Lamination Pro's Southwest Designs

Bill Nuzzo

PRO Member
For the past several days I have been spending hours learning how LP works and getting myself into the minds of the programmers. This program is a geometric tour de force that boggles my mind. To learn how to actually build the SW designs, I kept revising the designs and reading the assembly instructions (click ‘file/print preview’). I even built some strips on paper and cut them out and reassembled them. In the process, I developed a few questions and comments:
• Under File/Options why not be able to specify decimal inches rather than fractional? Laminate strip widths and Laminate Cut Widths are always shown in fractional and cannot be entered as decimal.
• For SW designs, why would anyone want to make the center cut wider than their saw kerf (which would require multiple cuts) when so many great designs can be made with a single cut down the centerline. The adjacent cuts are, by default, always the saw kerf width.
• Why not allow user to specify exact saw blade width in decimal inches instead of only 1/8”, 3/32” or no kerf? (The no kerf works well when using scissors to cut the pattern out of paper.)
• Why use fractional inches for saw blade, strip width and laminate cut width and decimal inches for height and for SW design strip width and center kerf width?
Comment:
The SW patterns generated by LP for a feature ring are for a vertical orientation of the ring and only for the outside. The pattern for a sloping ring or for the inside of the vessel would look different. Also the shape of the SW patterns get very interesting if the vessel has a significant vertical curve to it!
This is a fantastic and fun program to use.
Bill Nuzzo
 
Bill,

The lack of ability to work in decimal inches is simply a matter of time (or lack of time). Until this past month, I have been working fulltime as a business consultant and since I run Woodturner PRO by myself, including writing Lamination PRO myself (I use consultants for the other two programs), there just hasn't been time to do all the things I'd like it to do. Now that I've retired, I will finally have the time to pay it the attention its due. The software is not top on the priority list, though. I'm first working on new video tutorials and a long-overdue replacement of the website (except for the forum). This isn't a small job, though. :-<

With regards to the center kerf, allowing it to be variable in width is the thing that gives the feature all its power. One of the tutorials I'll be doing shortly is one that is purely about the SW design and how and where to make that center cut and why having it a variable size is so important.

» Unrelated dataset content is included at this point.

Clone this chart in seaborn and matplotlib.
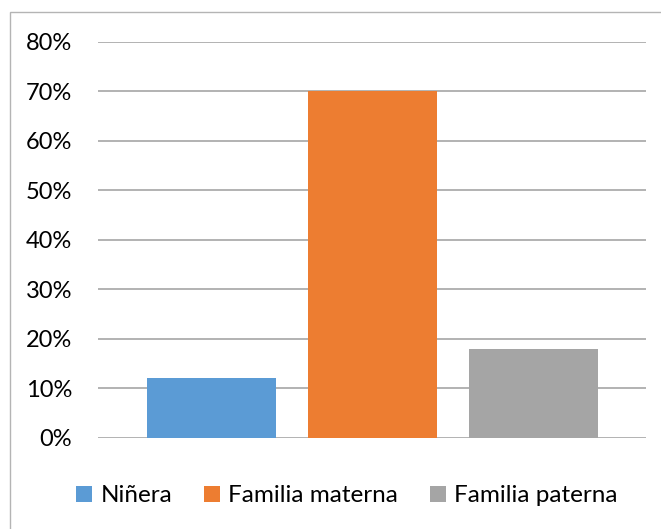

The saw kerf size isn't really an issue as the minor difference is simply not discernible in the final design so I don't see that getting much of my programming time. In fact, in Charles Rannefeld book 'Laminated Designs in Wood', which is the holy grail of this art form, he didn't even take the saw kerf into consideration at all. This would make a very discernible difference, however.

The reason that Lamination PRO is nearly all in fractions was my attempt to make the software easy to use. There aren't many programs where you can use it 100% without every having to remove your hand from the mouse. As soon as you add input fields to allow decimal entries, it means you also have to enter fractional values if you choose that over decimal and typing fractions isn't high on anyone's list. With input fields, you'd have to type every input yourself and by selecting values from a list, you can run circles around anyone typing values.

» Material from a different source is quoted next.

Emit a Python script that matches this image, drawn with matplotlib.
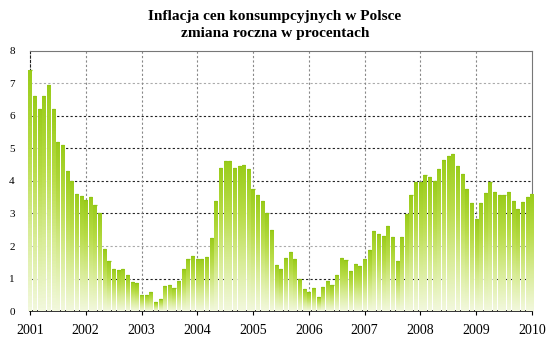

Lamination PRO was a fun program to write, alright. Having never taken a class in either trigonometry or programming, I had to do a lot of trial and error. I told my wife that now that I've retired, I'd like to take classes in both of those topics and she said that is probably the worst case of 'cart before horse' she'd ever heard of.

I hate it when she's so right.

Lloyd
 
LLoyd,

Thank you for your reply. Where do you find the time to monitor the forum, design programs, work another job and eat & sleep? No need to reply.
PS: I've had no further trouble with WTP crashing on 2 other PC's. I'm getting the PC fixed that wouldn't re-boot after upgrading the nVidia driver.